**DESCRIPTION OF THE TASK**
Faithfully return all lines, omitting every embedded picture.

**PROVIDED MATERIAL**
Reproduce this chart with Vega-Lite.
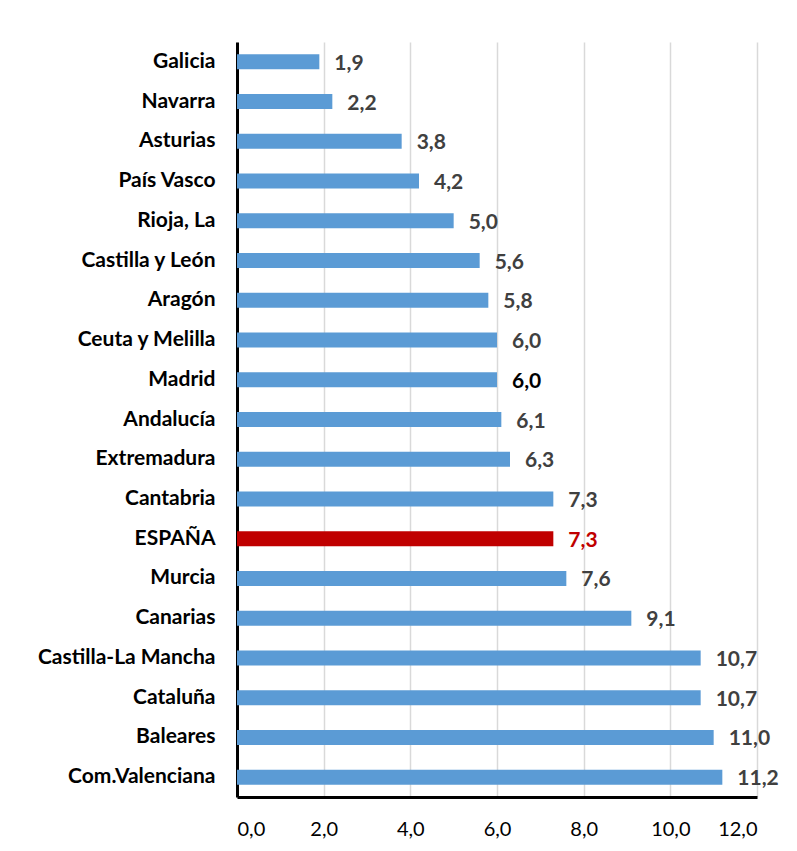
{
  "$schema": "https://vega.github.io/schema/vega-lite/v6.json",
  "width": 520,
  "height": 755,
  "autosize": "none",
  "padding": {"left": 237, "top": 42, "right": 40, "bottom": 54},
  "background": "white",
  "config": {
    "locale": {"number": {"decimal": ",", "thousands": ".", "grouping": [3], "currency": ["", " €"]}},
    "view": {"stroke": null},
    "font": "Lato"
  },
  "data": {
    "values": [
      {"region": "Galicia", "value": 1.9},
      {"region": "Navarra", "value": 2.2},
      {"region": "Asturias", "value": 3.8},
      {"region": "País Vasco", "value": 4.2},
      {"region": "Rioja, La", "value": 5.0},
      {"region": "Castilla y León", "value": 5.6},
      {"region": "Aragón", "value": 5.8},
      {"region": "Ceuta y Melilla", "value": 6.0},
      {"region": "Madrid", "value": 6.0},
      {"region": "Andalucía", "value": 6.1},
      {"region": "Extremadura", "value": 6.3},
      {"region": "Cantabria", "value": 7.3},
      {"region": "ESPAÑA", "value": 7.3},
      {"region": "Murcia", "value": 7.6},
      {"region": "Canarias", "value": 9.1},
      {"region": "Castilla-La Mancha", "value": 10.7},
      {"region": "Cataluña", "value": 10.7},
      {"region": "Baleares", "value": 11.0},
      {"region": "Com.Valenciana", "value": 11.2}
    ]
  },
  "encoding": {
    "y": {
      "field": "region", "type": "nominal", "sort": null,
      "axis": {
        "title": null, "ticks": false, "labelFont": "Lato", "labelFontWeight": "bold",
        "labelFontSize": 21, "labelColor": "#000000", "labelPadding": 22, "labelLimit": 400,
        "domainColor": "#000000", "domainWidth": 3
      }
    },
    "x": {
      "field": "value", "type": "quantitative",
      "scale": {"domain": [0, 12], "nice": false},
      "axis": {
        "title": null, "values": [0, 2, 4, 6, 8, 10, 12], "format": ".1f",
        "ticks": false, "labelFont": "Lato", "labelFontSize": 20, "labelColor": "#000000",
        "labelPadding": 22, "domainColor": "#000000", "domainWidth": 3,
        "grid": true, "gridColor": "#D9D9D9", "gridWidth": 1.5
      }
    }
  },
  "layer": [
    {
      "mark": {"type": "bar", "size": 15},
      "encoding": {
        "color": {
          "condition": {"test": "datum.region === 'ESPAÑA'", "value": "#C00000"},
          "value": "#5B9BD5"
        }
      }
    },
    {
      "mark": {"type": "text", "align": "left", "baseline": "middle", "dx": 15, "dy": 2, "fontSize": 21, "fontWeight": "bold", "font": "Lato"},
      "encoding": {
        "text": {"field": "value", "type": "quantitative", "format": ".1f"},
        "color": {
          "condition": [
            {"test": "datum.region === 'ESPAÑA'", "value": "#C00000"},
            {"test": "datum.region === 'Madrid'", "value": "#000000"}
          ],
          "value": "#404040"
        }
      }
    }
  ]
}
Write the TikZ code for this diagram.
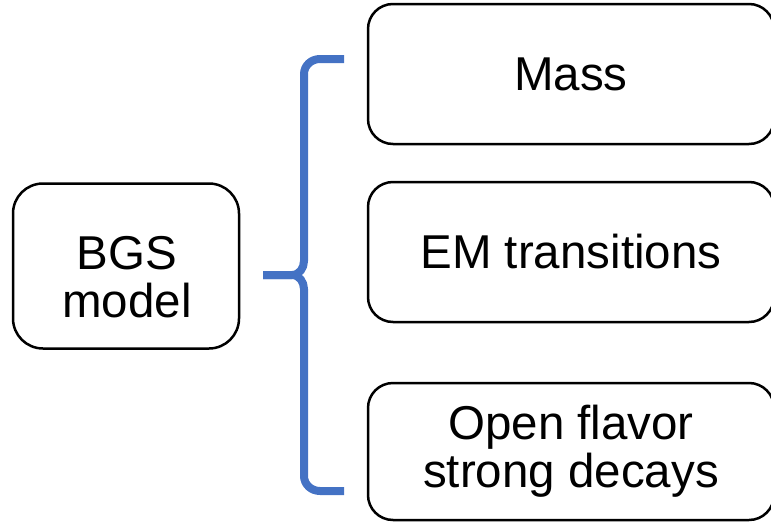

**SOLVED EXERCISE**
Reproduce this chart with Vega-Lite.
{
  "$schema": "https://vega.github.io/schema/vega-lite/v6.json",
  "width": 520,
  "height": 755,
  "autosize": "none",
  "padding": {"left": 237, "top": 42, "right": 40, "bottom": 54},
  "background": "white",
  "config": {
    "locale": {"number": {"decimal": ",", "thousands": ".", "grouping": [3], "currency": ["", " €"]}},
    "view": {"stroke": null},
    "font": "Lato"
  },
  "data": {
    "values": [
      {"region": "Galicia", "value": 1.9},
      {"region": "Navarra", "value": 2.2},
      {"region": "Asturias", "value": 3.8},
      {"region": "País Vasco", "value": 4.2},
      {"region": "Rioja, La", "value": 5.0},
      {"region": "Castilla y León", "value": 5.6},
      {"region": "Aragón", "value": 5.8},
      {"region": "Ceuta y Melilla", "value": 6.0},
      {"region": "Madrid", "value": 6.0},
      {"region": "Andalucía", "value": 6.1},
      {"region": "Extremadura", "value": 6.3},
      {"region": "Cantabria", "value": 7.3},
      {"region": "ESPAÑA", "value": 7.3},
      {"region": "Murcia", "value": 7.6},
      {"region": "Canarias", "value": 9.1},
      {"region": "Castilla-La Mancha", "value": 10.7},
      {"region": "Cataluña", "value": 10.7},
      {"region": "Baleares", "value": 11.0},
      {"region": "Com.Valenciana", "value": 11.2}
    ]
  },
  "encoding": {
    "y": {
      "field": "region", "type": "nominal", "sort": null,
      "axis": {
        "title": null, "ticks": false, "labelFont": "Lato", "labelFontWeight": "bold",
        "labelFontSize": 21, "labelColor": "#000000", "labelPadding": 22, "labelLimit": 400,
        "domainColor": "#000000", "domainWidth": 3
      }
    },
    "x": {
      "field": "value", "type": "quantitative",
      "scale": {"domain": [0, 12], "nice": false},
      "axis": {
        "title": null, "values": [0, 2, 4, 6, 8, 10, 12], "format": ".1f",
        "ticks": false, "labelFont": "Lato", "labelFontSize": 20, "labelColor": "#000000",
        "labelPadding": 22, "domainColor": "#000000", "domainWidth": 3,
        "grid": true, "gridColor": "#D9D9D9", "gridWidth": 1.5
      }
    }
  },
  "layer": [
    {
      "mark": {"type": "bar", "size": 15},
      "encoding": {
        "color": {
          "condition": {"test": "datum.region === 'ESPAÑA'", "value": "#C00000"},
          "value": "#5B9BD5"
        }
      }
    },
    {
      "mark": {"type": "text", "align": "left", "baseline": "middle", "dx": 15, "dy": 2, "fontSize": 21, "fontWeight": "bold", "font": "Lato"},
      "encoding": {
        "text": {"field": "value", "type": "quantitative", "format": ".1f"},
        "color": {
          "condition": [
            {"test": "datum.region === 'ESPAÑA'", "value": "#C00000"},
            {"test": "datum.region === 'Madrid'", "value": "#000000"}
          ],
          "value": "#404040"
        }
      }
    }
  ]
}
Write the TikZ code for this diagram.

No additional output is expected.